Directions for this task: Take every line from the first down to the line with "plt.rcParams['font.family'] = ['Noto" and set it down exactly, without the pictures.

Supplied material:
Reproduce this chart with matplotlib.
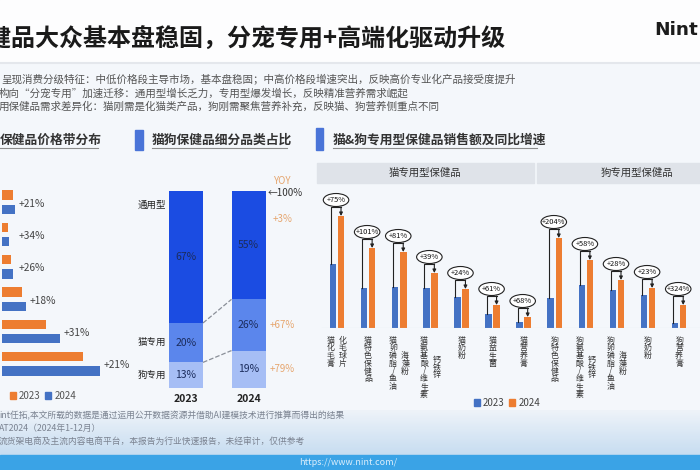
import numpy as np
import matplotlib
matplotlib.use('Agg')
import matplotlib.pyplot as plt
from matplotlib.patches import Rectangle, Ellipse, Patch

plt.rcParams['font.family'] = ['Noto Sans CJK SC', 'DejaVu Sans']

# ---------------- data ----------------
# price band distribution (bar length, 2023 vs 2024)
price_2023 = [10.5, 5.5, 8.5, 19.5, 44, 81]
price_2024 = [12.5, 7.0, 10.5, 24, 58, 98]
price_yoy = ['+21%', '+34%', '+26%', '+18%', '+31%', '+21%']

# category share (%)
share_years = ['2023', '2024']
share_types = ['通用型', '猫专用', '狗专用']
share_general = [67, 55]
share_cat = [20, 26]
share_dog = [13, 19]
share_yoy = ['+3%', '+67%', '+79%']

# cat & dog special health products
spec_labels = [('猫化毛膏', '化毛球片'), ('猫特色保健品', ''), ('猫卵磷脂/鱼油', '海藻粉'),
               ('猫氨基酸/维生素', '钙铁锌'), ('猫奶粉', ''), ('猫益生菌', ''), ('猫营养膏', ''),
               ('狗特色保健品', ''), ('狗氨基酸/维生素', '钙铁锌'), ('狗卵磷脂/鱼油', '海藻粉'),
               ('狗奶粉', ''), ('狗营养膏', '')]
spec_2023 = [64, 40, 41, 40, 31, 14, 6.5, 30, 43, 38, 33, 5.5]
spec_2024 = [112, 80, 76, 55, 39, 23, 11, 90, 68, 48, 40, 23]
spec_yoy = ['+75%', '+101%', '+81%', '+39%', '+24%', '+61%', '+68%',
            '+204%', '+58%', '+28%', '+23%', '+324%']

bullets = ['呈现消费分级特征：中低价格段主导市场，基本盘稳固；中高价格段增速突出，反映高价专业化产品接受度提升',
           '构向“分宠专用”加速迁移：通用型增长乏力，专用型爆发增长，反映精准营养需求崛起',
           '用保健品需求差异化：猫刚需是化猫类产品，狗刚需聚焦营养补充，反映猫、狗营养侧重点不同']
notes = ['int任拓,本文所载的数据是通过运用公开数据资源并借助AI建模技术进行推算而得出的结果',
         'AT2024（2024年1-12月）',
         '流货架电商及主流内容电商平台，本报告为行业快速报告，未经审计，仅供参考']

ORANGE = '#ed7d31'
BLUE = '#4472c4'
W, H = 700, 470

fig = plt.figure(figsize=(7, 4.7), dpi=100)


def px_axes(x0, y0, x1, y1):
    ax = fig.add_axes([x0 / W, 1 - y1 / H, (x1 - x0) / W, (y1 - y0) / H])
    ax.patch.set_alpha(0)
    return ax


# ---------------- background / page ----------------
ax0 = fig.add_axes([0, 0, 1, 1])
ax0.set_xlim(0, W)
ax0.set_ylim(H, 0)
ax0.axis('off')
ax0.add_patch(Rectangle((0, 0), W, H, color='#f4f7fb', zorder=0))
ax0.add_patch(Rectangle((0, 0), W, 62, color='#fdfdfe', zorder=0))
ax0.plot([0, W], [62.5, 62.5], color='#e4e7ec', lw=1.5, zorder=1)
grad = np.linspace(0, 1, 50).reshape(-1, 1)
ax0.imshow(grad, extent=[0, W, 455, 410], cmap=matplotlib.colors.LinearSegmentedColormap.from_list(
    'f', ['#eef3f9', '#c7ddf1']), aspect='auto', zorder=0)
ax0.add_patch(Rectangle((0, 455), W, 15, color='#3aa3e6', zorder=1))
ax0.text(348, 462.5, 'https://www.nint.com/', fontsize=6.5, color='#dbeefc', ha='center', va='center')

ax0.text(-36, 40, '保健品大众基本盘稳固，分宠专用+高端化驱动升级', fontsize=17.3, fontweight='bold',
         color='#1a1a1a', ha='left', va='center')
ax0.text(654, 30, 'Nint', fontsize=13.3, fontweight='bold', color='#1c1c1c', ha='left', va='center',
         family='DejaVu Sans')
for k, line in enumerate(bullets):
    ax0.text(1 if k == 0 else -1, 80 + 13.5 * k, line, fontsize=7.6, color='#555555', ha='left', va='center')
for k, line in enumerate(notes):
    ax0.text(-1, 416 + 12.5 * k, line, fontsize=6.3, color='#7a8290', ha='left', va='center')

# section titles
ax0.text(0, 140, '保健品价格带分布', fontsize=9.2, fontweight='bold', color='#333333', va='center')
ax0.plot([0, 98], [148, 148], color='#8c8c8c', lw=0.8)
ax0.add_patch(Rectangle((135, 130), 8, 20, color='#4a74d8'))
ax0.text(152, 140, '猫狗保健品细分品类占比', fontsize=9.2, fontweight='bold', color='#333333', va='center')
ax0.plot([152, 287], [148, 148], color='#8c8c8c', lw=0.8)
ax0.add_patch(Rectangle((316, 128), 7, 22, color='#4a74d8'))
ax0.text(333, 140, '猫&狗专用型保健品销售额及同比增速', fontsize=9.2, fontweight='bold', color='#333333',
         va='center')
ax0.plot([333, 537], [148, 148], color='#8c8c8c', lw=0.8)

# header boxes of right panel
ax0.add_patch(Rectangle((317, 163), 217, 20, color='#dfe3e9'))
ax0.add_patch(Rectangle((537, 163), 170, 20, color='#dfe3e9'))
ax0.text(425, 173, '猫专用型保健品', fontsize=7.5, color='#333333', ha='center', va='center')
ax0.text(637, 173, '狗专用型保健品', fontsize=7.5, color='#333333', ha='center', va='center')

# ---------------- left: price bands ----------------
ax1 = px_axes(2, 186, 130, 380)
y = np.arange(len(price_2023))
ax1.barh(y - 0.22, price_2023, height=0.29, color=ORANGE)
ax1.barh(y + 0.22, price_2024, height=0.29, color=BLUE)
for i, (v, t) in enumerate(zip(price_2024, price_yoy)):
    ax1.text(max(v, 13) + 4, i + 0.05, t, fontsize=7.3, color='#444444', va='center')
ax1.set_ylim(5.5, -0.5)
ax1.set_xlim(0, 128)
ax1.axis('off')
fig.legend(handles=[Patch(color=ORANGE), Patch(color=BLUE)], labels=['2023', '2024'],
           loc='center', bbox_to_anchor=(43 / W, 1 - 396 / H), ncol=2, frameon=False, fontsize=7,
           handlelength=0.6, handleheight=0.6, handletextpad=0.3, columnspacing=0.5, labelcolor='#555555')

# ---------------- middle: category share ----------------
ax2 = px_axes(148.5, 191, 286, 388)
x = np.arange(len(share_years))
bw = 0.544
ax2.bar(x, share_dog, width=bw, color='#a6bef5')
ax2.bar(x, share_cat, width=bw, bottom=share_dog, color='#5b86ec')
bottom_gen = np.array(share_dog) + np.array(share_cat)
ax2.bar(x, share_general, width=bw, bottom=bottom_gen, color='#1b4ce2')
for i in x:
    segs = [(share_dog[i], 0), (share_cat[i], share_dog[i]), (share_general[i], bottom_gen[i])]
    for v, b in segs:
        ax2.text(i, b + v / 2, f'{v}%', fontsize=7.5, color='#1b2c5c', ha='center', va='center')
# dashed connectors
ax2.plot([bw / 2, 1 - bw / 2], [bottom_gen[0], bottom_gen[1]], ls='--', color='#8a8f98', lw=0.9)
ax2.plot([bw / 2, 1 - bw / 2], [share_dog[0], share_dog[1]], ls='--', color='#8a8f98', lw=0.9)
# type labels
ax2.text(-0.54, 93, share_types[0], fontsize=6.8, color='#222222', ha='center', va='center')
ax2.text(-0.54, share_dog[0] + share_cat[0] / 2, share_types[1], fontsize=6.8, color='#222222',
         ha='center', va='center')
ax2.text(-0.54, share_dog[0] / 2, share_types[2], fontsize=6.8, color='#222222', ha='center', va='center')
# yoy
ax2.text(1.54, 105, 'YOY', fontsize=7, color='#e6a66f', ha='center', va='center')
ax2.text(1.3, 99, '←100%', fontsize=7, color='#333333', ha='left', va='center')
ax2.text(1.54, 86, share_yoy[0], fontsize=7, color='#e6a66f', ha='center', va='center')
ax2.text(1.54, share_dog[1] + share_cat[1] / 2, share_yoy[1], fontsize=7, color='#e6a66f',
         ha='center', va='center')
ax2.text(1.54, share_dog[1] / 2, share_yoy[2], fontsize=7, color='#e6a66f', ha='center', va='center')
ax2.set_xlim(-0.6, 1.6)
ax2.set_ylim(0, 100)
ax2.set_xticks(x, share_years, fontsize=7.5, fontweight='bold', color='#222222')
ax2.tick_params(length=0, pad=4)
ax2.set_yticks([])
for s in ax2.spines.values():
    s.set_visible(False)

# ---------------- right: special products ----------------
ax3 = px_axes(318, 188, 700, 328)
xi = np.arange(len(spec_2023))
off = 0.13
ax3.bar(xi - off, spec_2023, width=0.21, color=BLUE, zorder=2)
ax3.bar(xi + off, spec_2024, width=0.21, color=ORANGE, zorder=2)
ax3.axhline(0, color='#cfd5dd', lw=0.8, xmin=0.01)
for i in xi:
    xb = i - off - 0.06
    xo = i + off
    yh = spec_2024[i] + 9
    ax3.plot([xb, xb, xo], [spec_2023[i], yh, yh], color='#222222', lw=0.8, zorder=3)
    ax3.annotate('', xy=(xo, spec_2024[i]), xytext=(xo, yh),
                 arrowprops=dict(arrowstyle='-|>', color='#222222', lw=0.8, mutation_scale=5,
                                 shrinkA=0, shrinkB=0), zorder=3)
    xc = (xb + xo) / 2
    ax3.add_patch(Ellipse((xc, yh + 7), 0.82, 13, facecolor='white', edgecolor='#222222', lw=0.8,
                          zorder=4, clip_on=False))
    ax3.text(xc, yh + 7, spec_yoy[i], fontsize=5.4, color='#111111', ha='center', va='center',
             zorder=5, clip_on=False)
    # vertical labels
    c1, c2 = spec_labels[i]
    step = 7.75
    x1 = i - 0.2 if c2 else i
    for k, ch in enumerate(c1):
        ax3.text(x1, -12 - step * k, ch, fontsize=5.7, color='#333333', ha='center', va='center',
                 clip_on=False)
    if c2:
        cy = -12 - step * (len(c1) - 1) / 2
        for k, ch in enumerate(c2):
            ax3.text(i + 0.19, cy + step * ((len(c2) - 1) / 2 - k), ch, fontsize=5.7, color='#333333',
                     ha='center', va='center', clip_on=False)
ax3.set_xlim(-0.61, 11.67)
ax3.set_ylim(0, 140)
ax3.axis('off')
fig.legend(handles=[Patch(color=BLUE), Patch(color=ORANGE)], labels=['2023', '2024'],
           loc='center', bbox_to_anchor=(507 / W, 1 - 403 / H), ncol=2, frameon=False, fontsize=7,
           handlelength=0.6, handleheight=0.6, handletextpad=0.3, columnspacing=0.5, labelcolor='#444444')

fig.savefig('out.png', dpi=100)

Answer to this exercise:
Reproduce this chart with matplotlib.
import numpy as np
import matplotlib
matplotlib.use('Agg')
import matplotlib.pyplot as plt
from matplotlib.patches import Rectangle, Ellipse, Patch

plt.rcParams['font.family'] = ['Noto Sans CJK SC', 'DejaVu Sans']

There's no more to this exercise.